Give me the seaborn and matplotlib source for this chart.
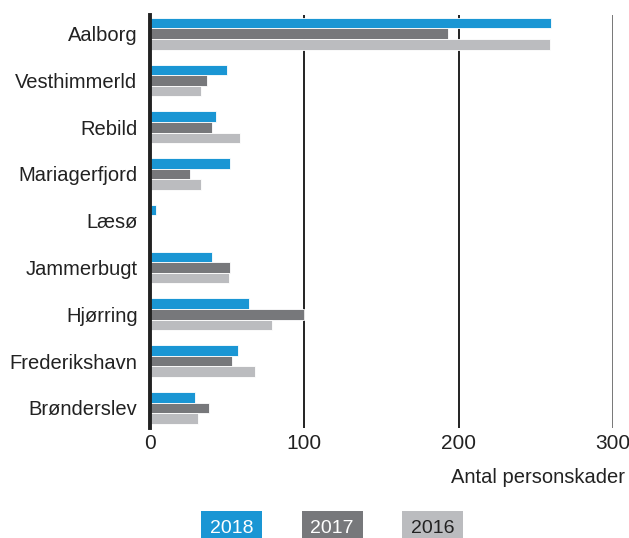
import pandas as pd
import seaborn as sns
from matplotlib import pyplot as plt

# data
kommuner = ["Aalborg", "Vesthimmerld", "Rebild", "Mariagerfjord", "Læsø",
            "Jammerbugt", "Hjørring", "Frederikshavn", "Brønderslev"]
aar = ["2018", "2017", "2016"]
v2018 = [260, 50, 43, 52, 4, 40, 64, 57, 29]
v2017 = [193, 37, 40, 26, 0.5, 52, 100, 53, 38]
v2016 = [259, 33, 58, 33, 0, 51, 79, 68, 31]
farver = ["#1a96d4", "#77787b", "#bbbcbf"]

rows = []
for year, vals in zip(aar, [v2018, v2017, v2016]):
    for k, v in zip(kommuner, vals):
        rows.append({"kommune": k, "aar": year, "antal": v})
df = pd.DataFrame(rows)

sns.set_style("white")
plt.rcParams["font.family"] = ["Liberation Sans", "DejaVu Sans"]

fig = plt.figure(figsize=(6.29, 5.38), dpi=100)
ax = fig.add_axes([0.2385, 0.2045, 0.736, 0.7677])

sns.barplot(data=df, y="kommune", x="antal", hue="aar", hue_order=aar,
            order=kommuner, palette=farver, saturation=1, orient="h",
            width=0.68, edgecolor="white", linewidth=0.6, legend=False, ax=ax)

ax.set_xlim(0, 300)
ax.set_ylim(8.43, -0.4)
ax.set_xticks([0, 100, 200, 300])
for x, c in zip([100, 200, 300], ["#222222", "#222222", "#777777"]):
    ax.axvline(x, color=c, lw=1.4, zorder=0)
for s in ["top", "right", "bottom"]:
    ax.spines[s].set_visible(False)
ax.spines["left"].set_color("#222222")
ax.spines["left"].set_linewidth(2.8)
ax.tick_params(axis="both", length=0, labelsize=15, colors="#222222")
ax.tick_params(axis="x", pad=4)
ax.tick_params(axis="y", pad=9, labelsize=14.5)
ax.set_ylabel("")
ax.set_xlabel("")

fig.text(0.993, 0.112, "Antal personskader", ha="right", va="center",
         fontsize=14.5, color="#222222")

# legend as coloured boxes with year inside
for x, year, c, tc in zip([0.368, 0.528, 0.688], aar, farver,
                          ["white", "white", "#222222"]):
    fig.text(x, 0.018, year, ha="center", va="center", fontsize=14,
             color=tc, bbox=dict(boxstyle="square,pad=0.45", fc=c, ec="none"))

fig.savefig("out.png", dpi=100)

▬▬▬▬▬▬▬▬▬▬

THE EXERCISE =>
Could the lines from the top of the material through the line with "from matplotlib import pyplot as plt" be repeated exactly, pictures left out?

ANSWER TO THIS PROBLEM =>
Give me the seaborn and matplotlib source for this chart.
import pandas as pd
import seaborn as sns
from matplotlib import pyplot as plt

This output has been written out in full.